Tenant Screening Best Practices for Landlords
Updated 5 days ago (March 6, 2026)
Why Screening Matters More Than Anything
The quality of your tenants determines the quality of your investment experience more than any other single factor. A great property with a bad tenant will lose money and cause stress. An average property with a great tenant will generate reliable income and minimal headaches.
The cost of a bad tenant is staggering when you add up lost rent during eviction (typically 2-4 months), legal fees ($1,500-$5,000), property damage repair ($2,000-$10,000+), and the vacancy period afterward. A single bad tenant can easily cost $10,000-$20,000, more than the annual cash flow of most rental properties.
Investing in a thorough screening process is the highest-ROI activity in property management. The $30-$50 cost of a credit and background check is trivial compared to the potential cost of placing an unqualified tenant.
Legal Screening Requirements
Before discussing screening criteria, understand the legal framework:
Fair Housing Act protected classes: You cannot discriminate based on race, color, religion, national origin, sex, familial status (children under 18), or disability.

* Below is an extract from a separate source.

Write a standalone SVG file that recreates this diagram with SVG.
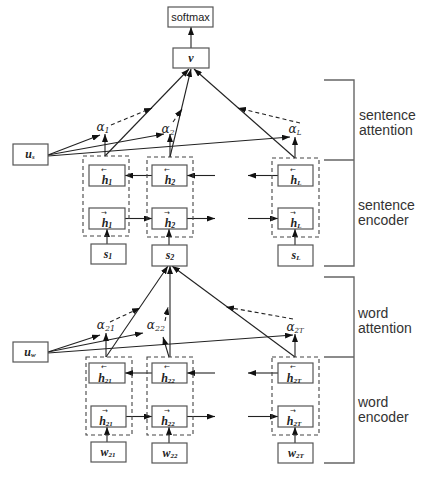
<svg xmlns="http://www.w3.org/2000/svg" width="430" height="478" viewBox="0 0 430 478">
<defs>
<marker id="ah" markerWidth="8" markerHeight="6" refX="8" refY="3" orient="auto" markerUnits="userSpaceOnUse">
<path d="M0,0 L8,3 L0,6 z" fill="#111"/>
</marker>
<style>
.box{fill:#fff;stroke:#555;stroke-width:1.2}
.dbox{fill:none;stroke:#444;stroke-width:1.1;stroke-dasharray:4,3}
.ln{stroke:#222;stroke-width:1.1;fill:none;marker-end:url(#ah)}
.dl{stroke:#222;stroke-width:1.1;fill:none;stroke-dasharray:4,3;marker-end:url(#ah)}
.br{stroke:#666;stroke-width:1.4;fill:none}
.m{font-family:"Liberation Serif","DejaVu Serif",serif;font-style:italic;font-weight:bold;font-size:12px;fill:#222;text-anchor:middle}
.ar{font-family:"DejaVu Sans",sans-serif;font-style:normal;font-weight:normal;font-size:7px}
.a{font-family:"DejaVu Serif","Liberation Serif",serif;font-style:italic;font-size:12px;fill:#222;text-anchor:middle}
.s{font-family:"Liberation Sans",Arial,sans-serif;font-size:11px;fill:#222;text-anchor:middle}
.lab{font-family:"Liberation Sans",Arial,sans-serif;font-size:14px;fill:#333}
</style>
</defs>
<rect width="430" height="478" fill="#fff"/>

<g id="brackets">
<path class="br" d="M324,80 H354 V266 H324 M324,160 H354"/>
<path class="br" d="M324,277 H354 V463 H324 M324,357 H354"/>
<text class="lab"><tspan x="359" y="120">sentence</tspan><tspan x="359" y="135">attention</tspan></text>
<text class="lab"><tspan x="358" y="210">sentence</tspan><tspan x="358" y="225">encoder</tspan></text>
<text class="lab"><tspan x="358" y="318">word</tspan><tspan x="358" y="333">attention</tspan></text>
<text class="lab"><tspan x="358" y="407">word</tspan><tspan x="358" y="422">encoder</tspan></text>
</g>

<g id="connectors">
<line class="ln" x1="191" y1="48" x2="191" y2="27"/>
<line class="ln" x1="48" y1="155" x2="100" y2="135"/>
<line class="ln" x1="48" y1="155" x2="164" y2="134"/>
<line class="ln" x1="48" y1="156" x2="290" y2="137"/>
<line class="ln" x1="105" y1="156" x2="105" y2="134"/>
<line class="ln" x1="170" y1="157" x2="170" y2="134"/>
<line class="ln" x1="295" y1="158" x2="295" y2="137"/>
<line class="ln" x1="105" y1="156" x2="189" y2="69"/>
<line class="ln" x1="170" y1="157" x2="191" y2="69"/>
<line class="ln" x1="295" y1="158" x2="194" y2="69"/>
<line class="dl" x1="111" y1="125" x2="152" y2="108"/>
<line class="dl" x1="173" y1="122" x2="182" y2="109"/>
<line class="dl" x1="300" y1="123" x2="238" y2="108"/>
<line class="ln" x1="152" y1="175.5" x2="125" y2="175.5"/>
<line class="ln" x1="215" y1="175.5" x2="187" y2="175.5"/>
<line class="ln" x1="278" y1="175.5" x2="248" y2="175.5"/>
<line class="ln" x1="125" y1="218.5" x2="152" y2="218.5"/>
<line class="ln" x1="187" y1="218.5" x2="215" y2="218.5"/>
<line class="ln" x1="248" y1="218.5" x2="278" y2="218.5"/>
<line class="ln" x1="107" y1="244" x2="107" y2="229"/>
<line class="ln" x1="169" y1="245" x2="169" y2="229"/>
<line class="ln" x1="295" y1="245" x2="295" y2="229"/>
<line class="ln" x1="48" y1="352" x2="100" y2="335"/>
<line class="ln" x1="48" y1="352" x2="143" y2="333"/>
<line class="ln" x1="48" y1="353" x2="293" y2="335"/>
<line class="ln" x1="106" y1="357" x2="106" y2="333"/>
<line class="ln" x1="169" y1="357" x2="163" y2="337"/>
<line class="ln" x1="295" y1="357" x2="295" y2="334"/>
<line class="ln" x1="106" y1="357" x2="168" y2="266"/>
<line class="ln" x1="170" y1="357" x2="170" y2="266"/>
<line class="ln" x1="295" y1="357" x2="172" y2="266"/>
<line class="dl" x1="110" y1="322" x2="140" y2="308"/>
<line class="dl" x1="165" y1="321" x2="168" y2="307"/>
<line class="dl" x1="293" y1="319" x2="226" y2="307"/>
<line class="ln" x1="152" y1="373" x2="125" y2="373"/>
<line class="ln" x1="215" y1="373" x2="187" y2="373"/>
<line class="ln" x1="278" y1="373" x2="248" y2="373"/>
<line class="ln" x1="126" y1="416.5" x2="152" y2="416.5"/>
<line class="ln" x1="187" y1="416.5" x2="215" y2="416.5"/>
<line class="ln" x1="248" y1="416.5" x2="278" y2="416.5"/>
<line class="ln" x1="107" y1="442" x2="107" y2="427"/>
<line class="ln" x1="169" y1="443" x2="169" y2="427"/>
<line class="ln" x1="295" y1="443" x2="295" y2="427"/>
</g>

<g id="alphas">
<text class="a" x="103" y="131">α<tspan font-size="8" dy="2">1</tspan></text>
<text class="a" x="168" y="133">α<tspan font-size="8" dy="2">2</tspan></text>
<text class="a" x="295" y="133">α<tspan font-size="7" dy="2">L</tspan></text>
<text class="a" x="106" y="329">α<tspan font-size="8" dy="2">21</tspan></text>
<text class="a" x="156" y="329">α<tspan font-size="8" dy="2">22</tspan></text>
<text class="a" x="295" y="331">α<tspan font-size="7" dy="2">2T</tspan></text>
</g>

<g id="softmax"><rect class="box" x="168" y="7" width="45" height="20"/><text class="s" x="190.5" y="21">softmax</text></g>
<g id="v"><rect class="box" x="173" y="48" width="36" height="20"/><text class="m" x="191" y="62">v</text></g>
<g id="us"><rect class="box" x="13" y="144" width="35" height="21"/><text class="m" x="30" y="158">u<tspan font-size="7" dy="1">s</tspan></text></g>
<g id="uw"><rect class="box" x="13" y="342" width="35" height="20"/><text class="m" x="30" y="356">u<tspan font-size="7" dy="1">w</tspan></text></g>

<g id="col1"><rect class="dbox" x="83" y="156" width="46" height="80"/></g>
<g id="col2"><rect class="dbox" x="147" y="157" width="46" height="80"/></g>
<g id="colL"><rect class="dbox" x="272" y="158" width="47" height="79"/></g>

<g id="h1b"><rect class="box" x="89" y="165" width="36" height="21"/><text class="m"><tspan class="ar" x="104" y="172">←</tspan><tspan x="107" y="183.5">h</tspan><tspan font-size="8" dy="1">1</tspan></text></g>
<g id="h1f"><rect class="box" x="89" y="208" width="36" height="21"/><text class="m"><tspan class="ar" x="104" y="215">→</tspan><tspan x="107" y="226.5">h</tspan><tspan font-size="8" dy="1">1</tspan></text></g>
<g id="s1"><rect class="box" x="91" y="244" width="35" height="20"/><text class="m" x="108" y="258">s<tspan font-size="8" dy="1">1</tspan></text></g>

<g id="h2b"><rect class="box" x="152" y="165" width="35" height="21"/><text class="m"><tspan class="ar" x="167" y="172">←</tspan><tspan x="170" y="183.5">h</tspan><tspan font-size="8" dy="1">2</tspan></text></g>
<g id="h2f"><rect class="box" x="152" y="208" width="35" height="21"/><text class="m"><tspan class="ar" x="167" y="215">→</tspan><tspan x="170" y="226.5">h</tspan><tspan font-size="8" dy="1">2</tspan></text></g>
<g id="s2"><rect class="box" x="152" y="245" width="35" height="21"/><text class="m" x="170" y="259">s<tspan font-size="8" dy="1">2</tspan></text></g>

<g id="hLb"><rect class="box" x="278" y="165" width="35" height="21"/><text class="m"><tspan class="ar" x="293" y="172">←</tspan><tspan x="296" y="183.5">h</tspan><tspan font-size="7" dy="1">L</tspan></text></g>
<g id="hLf"><rect class="box" x="278" y="208" width="35" height="21"/><text class="m"><tspan class="ar" x="293" y="215">→</tspan><tspan x="296" y="226.5">h</tspan><tspan font-size="7" dy="1">L</tspan></text></g>
<g id="sL"><rect class="box" x="278" y="245" width="35" height="21"/><text class="m" x="296" y="259">s<tspan font-size="7" dy="1">L</tspan></text></g>

<g id="col21"><rect class="dbox" x="86" y="357" width="46" height="78"/></g>
<g id="col22"><rect class="dbox" x="147" y="357" width="46" height="78"/></g>
<g id="col2T"><rect class="dbox" x="272" y="357" width="47" height="78"/></g>

<g id="h21b"><rect class="box" x="89" y="363" width="36" height="20"/><text class="m" font-size="11.5"><tspan class="ar" x="104" y="369">←</tspan><tspan x="105" y="381.5">h</tspan><tspan font-size="7" dy="1">21</tspan></text></g>
<g id="h21f"><rect class="box" x="91" y="406" width="35" height="21"/><text class="m"><tspan class="ar" x="105" y="413">→</tspan><tspan x="106" y="424.5">h</tspan><tspan font-size="7" dy="1">21</tspan></text></g>
<g id="w21"><rect class="box" x="91" y="442" width="35" height="20"/><text class="m" x="108" y="456">w<tspan font-size="7" dy="1">21</tspan></text></g>

<g id="h22b"><rect class="box" x="152" y="363" width="35" height="20"/><text class="m" font-size="11.5"><tspan class="ar" x="167" y="369">←</tspan><tspan x="168" y="381.5">h</tspan><tspan font-size="7" dy="1">22</tspan></text></g>
<g id="h22f"><rect class="box" x="152" y="406" width="35" height="21"/><text class="m"><tspan class="ar" x="167" y="413">→</tspan><tspan x="168" y="424.5">h</tspan><tspan font-size="7" dy="1">22</tspan></text></g>
<g id="w22"><rect class="box" x="152" y="443" width="35" height="20"/><text class="m" x="170" y="457">w<tspan font-size="7" dy="1">22</tspan></text></g>

<g id="h2Tb"><rect class="box" x="278" y="363" width="35" height="20"/><text class="m" font-size="11.5"><tspan class="ar" x="293" y="369">←</tspan><tspan x="294" y="381.5">h</tspan><tspan font-size="7" dy="1">2T</tspan></text></g>
<g id="h2Tf"><rect class="box" x="278" y="406" width="35" height="21"/><text class="m"><tspan class="ar" x="293" y="413">→</tspan><tspan x="294" y="424.5">h</tspan><tspan font-size="7" dy="1">2T</tspan></text></g>
<g id="w2T"><rect class="box" x="278" y="443" width="35" height="20"/><text class="m" x="296" y="457">w<tspan font-size="7" dy="1">2T</tspan></text></g>
</svg>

Many states and cities add additional protected classes including sexual orientation, gender identity, source of income, and veteran status.
Consistent application: Apply the same screening criteria to every applicant. Document your criteria in writing before advertising the property, and follow them without exception. This is your best protection against discrimination claims.
Adverse action notice: If you deny an applicant based on credit or background check information, you must provide a written adverse action notice informing them of the denial and the screening company's contact information.
Application fees: Most states allow you to charge a reasonable application fee ($30-$75) to cover screening costs. Some states cap application fees or require refund of unused portions. Check your state's specific rules.
Ban the Box laws: Some jurisdictions limit when and how you can use criminal history in tenant screening. Research your local laws before establishing screening criteria.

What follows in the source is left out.